Hello, How do you guys bid on options with a wide spread that have low to no volume. I would like to buy for example LOGI jan 19' 24 call 95 strike Spread is 12.30/16.60 no volume Do you just place 12.30 bid and then wait Xmin ,,,then keep increasing the price every X min until you get to a mid price let say ? And other question is ,how can you tell if you are getting a fair price if you are the only person who is bidding ? I always feel like I would be overpaying so I 've been avoiding such options. Thank you .
Put the model column in IB TWS option trader by right clicking on column headers and adding. Then move your bid towards the model price.
The other thing I do is move the price until I'm alone on that side. That tells me the price is somewhat marketable because the MM (algorithm) didn't come with me.
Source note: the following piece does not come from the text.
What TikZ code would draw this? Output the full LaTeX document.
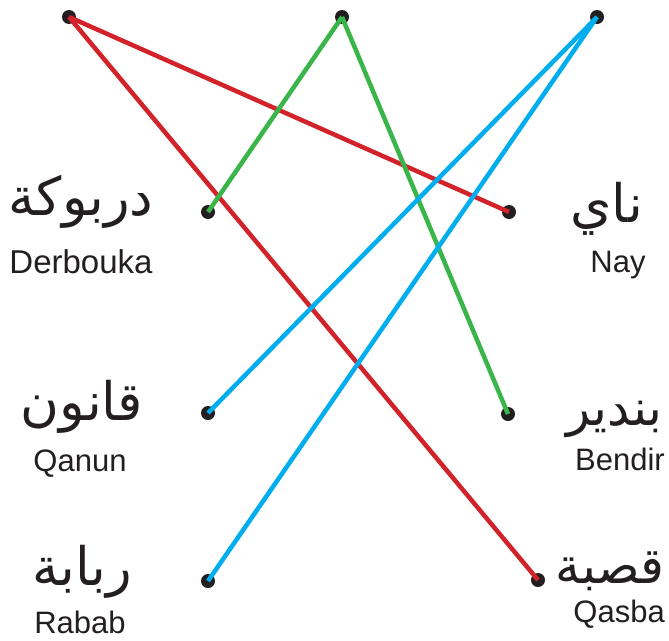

yes, sometimes you can place an order inside the quote and the spread will get tighter and besting your order. cxl replace your order and become best for N time limit
It depends on how you feel about the underlying. Buying at the Ask is a bargain if you think LOGI will be trading above $115+ by the time the options expire. Buying at the Bid is a bad deal if you think LOGI will be trading below $107 by the time the options expire. Don't get too concerned about the bid/ask spread. Especially on a long position.
Interesting subject. deserves to be better developed. I am interested in this type of approach. I tested it several times and several options possible but it did not work. Orders already executed give late information but I believe they give more relevant information than limit orders. Taking an interest in the footprint can improve your approach. Not so long ago I was made to understand that the price of futures can move without orders being executed. This may be the reason
This is exactly what you would do if you wanted to match with a non MM counterparty. Alternately, if you want to get the transaction done at the lowest price with a MM because you want to trade more quickly, you'd want to keep bumping up the price until a MM hits you, which is often a few cents off the mid.